● Directions for this task
Return the lines from the one that contains "Convert this chart to Altair code." through the one that contains "import pandas as pd", both included, exactly as written and with nothing added.

● Stored rows
————

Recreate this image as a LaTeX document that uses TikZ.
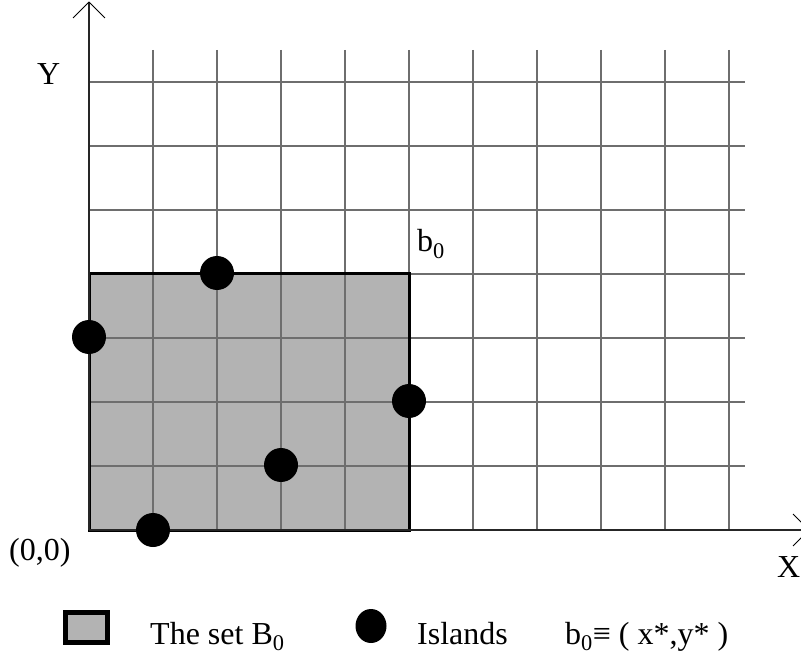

————

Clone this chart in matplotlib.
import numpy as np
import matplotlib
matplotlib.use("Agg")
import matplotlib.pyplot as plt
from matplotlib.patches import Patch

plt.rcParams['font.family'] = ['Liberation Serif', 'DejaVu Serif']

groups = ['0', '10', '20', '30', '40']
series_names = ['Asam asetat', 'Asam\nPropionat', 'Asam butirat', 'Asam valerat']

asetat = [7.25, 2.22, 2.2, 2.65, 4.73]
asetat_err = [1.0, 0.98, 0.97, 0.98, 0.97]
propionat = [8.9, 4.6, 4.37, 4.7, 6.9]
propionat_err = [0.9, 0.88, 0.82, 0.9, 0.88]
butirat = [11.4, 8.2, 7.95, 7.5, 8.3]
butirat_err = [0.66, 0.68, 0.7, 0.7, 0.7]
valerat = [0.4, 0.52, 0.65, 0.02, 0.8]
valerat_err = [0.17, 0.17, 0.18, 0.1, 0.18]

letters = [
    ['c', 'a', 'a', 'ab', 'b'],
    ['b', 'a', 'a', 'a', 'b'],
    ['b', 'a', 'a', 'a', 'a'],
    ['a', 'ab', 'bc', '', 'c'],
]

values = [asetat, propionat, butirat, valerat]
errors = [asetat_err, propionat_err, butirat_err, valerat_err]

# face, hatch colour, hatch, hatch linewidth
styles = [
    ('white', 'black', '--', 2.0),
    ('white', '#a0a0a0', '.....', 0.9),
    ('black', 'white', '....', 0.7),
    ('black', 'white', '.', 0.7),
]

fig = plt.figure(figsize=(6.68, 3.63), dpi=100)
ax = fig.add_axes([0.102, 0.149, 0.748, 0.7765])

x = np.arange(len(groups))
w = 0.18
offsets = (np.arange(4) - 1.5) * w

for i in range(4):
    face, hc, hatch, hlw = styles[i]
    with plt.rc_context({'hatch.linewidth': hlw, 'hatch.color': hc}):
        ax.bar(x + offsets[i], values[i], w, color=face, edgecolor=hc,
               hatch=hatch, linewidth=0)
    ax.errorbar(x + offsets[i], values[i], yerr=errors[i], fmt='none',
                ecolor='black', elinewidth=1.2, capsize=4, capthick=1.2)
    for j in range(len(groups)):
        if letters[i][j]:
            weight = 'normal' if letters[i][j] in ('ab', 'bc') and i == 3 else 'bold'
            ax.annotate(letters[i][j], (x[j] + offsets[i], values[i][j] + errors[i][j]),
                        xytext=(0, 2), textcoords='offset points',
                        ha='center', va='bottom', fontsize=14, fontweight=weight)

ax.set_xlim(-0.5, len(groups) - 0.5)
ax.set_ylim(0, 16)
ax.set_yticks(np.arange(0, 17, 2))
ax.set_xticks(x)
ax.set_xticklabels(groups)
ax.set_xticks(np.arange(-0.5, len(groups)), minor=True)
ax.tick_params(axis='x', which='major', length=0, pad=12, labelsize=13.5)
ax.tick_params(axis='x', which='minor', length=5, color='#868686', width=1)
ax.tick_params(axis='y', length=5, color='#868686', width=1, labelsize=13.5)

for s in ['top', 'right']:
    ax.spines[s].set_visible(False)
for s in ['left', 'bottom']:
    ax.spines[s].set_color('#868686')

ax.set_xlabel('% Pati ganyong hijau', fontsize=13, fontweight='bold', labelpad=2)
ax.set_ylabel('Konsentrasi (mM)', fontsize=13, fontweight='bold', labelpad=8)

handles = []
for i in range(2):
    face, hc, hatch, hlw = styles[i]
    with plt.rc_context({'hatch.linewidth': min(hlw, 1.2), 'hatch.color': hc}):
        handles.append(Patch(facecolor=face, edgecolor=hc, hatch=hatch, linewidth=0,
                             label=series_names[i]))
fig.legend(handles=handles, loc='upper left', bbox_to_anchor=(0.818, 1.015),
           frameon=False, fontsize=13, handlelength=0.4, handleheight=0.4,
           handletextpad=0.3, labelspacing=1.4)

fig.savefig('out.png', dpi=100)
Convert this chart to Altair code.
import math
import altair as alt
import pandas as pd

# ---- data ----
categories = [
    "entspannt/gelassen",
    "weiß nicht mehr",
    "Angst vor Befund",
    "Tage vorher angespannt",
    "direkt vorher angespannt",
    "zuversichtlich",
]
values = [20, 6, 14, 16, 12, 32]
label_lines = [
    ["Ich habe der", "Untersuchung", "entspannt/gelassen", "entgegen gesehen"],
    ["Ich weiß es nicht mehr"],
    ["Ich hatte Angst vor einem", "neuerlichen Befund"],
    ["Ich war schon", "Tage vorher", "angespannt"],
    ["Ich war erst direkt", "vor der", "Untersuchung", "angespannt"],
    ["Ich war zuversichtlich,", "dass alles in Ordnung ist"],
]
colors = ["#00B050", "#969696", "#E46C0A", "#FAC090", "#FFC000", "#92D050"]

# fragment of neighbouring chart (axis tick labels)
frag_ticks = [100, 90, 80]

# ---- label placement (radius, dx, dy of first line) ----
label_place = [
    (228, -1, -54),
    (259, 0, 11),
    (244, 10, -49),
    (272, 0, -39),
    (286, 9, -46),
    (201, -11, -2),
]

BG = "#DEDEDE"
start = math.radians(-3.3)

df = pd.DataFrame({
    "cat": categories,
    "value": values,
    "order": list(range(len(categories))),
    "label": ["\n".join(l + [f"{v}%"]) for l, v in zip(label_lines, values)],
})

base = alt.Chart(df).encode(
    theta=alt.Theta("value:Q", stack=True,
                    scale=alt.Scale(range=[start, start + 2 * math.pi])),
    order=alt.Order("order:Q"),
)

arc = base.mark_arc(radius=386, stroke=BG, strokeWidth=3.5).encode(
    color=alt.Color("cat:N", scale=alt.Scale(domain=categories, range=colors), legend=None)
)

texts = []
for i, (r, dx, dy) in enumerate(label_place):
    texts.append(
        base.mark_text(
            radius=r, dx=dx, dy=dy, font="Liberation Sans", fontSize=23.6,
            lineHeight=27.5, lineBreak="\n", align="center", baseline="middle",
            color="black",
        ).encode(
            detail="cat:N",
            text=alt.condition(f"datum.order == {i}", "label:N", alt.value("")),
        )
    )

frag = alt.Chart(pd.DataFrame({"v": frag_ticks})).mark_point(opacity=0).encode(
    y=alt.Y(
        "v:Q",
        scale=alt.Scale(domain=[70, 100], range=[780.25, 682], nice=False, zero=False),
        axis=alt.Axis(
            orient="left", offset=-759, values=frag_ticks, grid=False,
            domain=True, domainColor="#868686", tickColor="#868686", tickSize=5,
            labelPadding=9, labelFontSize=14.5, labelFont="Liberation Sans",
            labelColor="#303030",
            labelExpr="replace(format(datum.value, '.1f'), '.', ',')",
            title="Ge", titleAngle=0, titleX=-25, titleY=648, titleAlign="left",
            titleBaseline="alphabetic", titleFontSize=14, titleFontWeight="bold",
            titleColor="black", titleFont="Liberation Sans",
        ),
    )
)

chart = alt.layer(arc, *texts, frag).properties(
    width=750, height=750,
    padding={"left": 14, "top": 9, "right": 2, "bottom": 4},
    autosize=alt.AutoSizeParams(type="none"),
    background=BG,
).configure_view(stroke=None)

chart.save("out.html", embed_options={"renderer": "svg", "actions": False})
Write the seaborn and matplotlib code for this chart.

————

● Result
Convert this chart to Altair code.
import math
import altair as alt
import pandas as pd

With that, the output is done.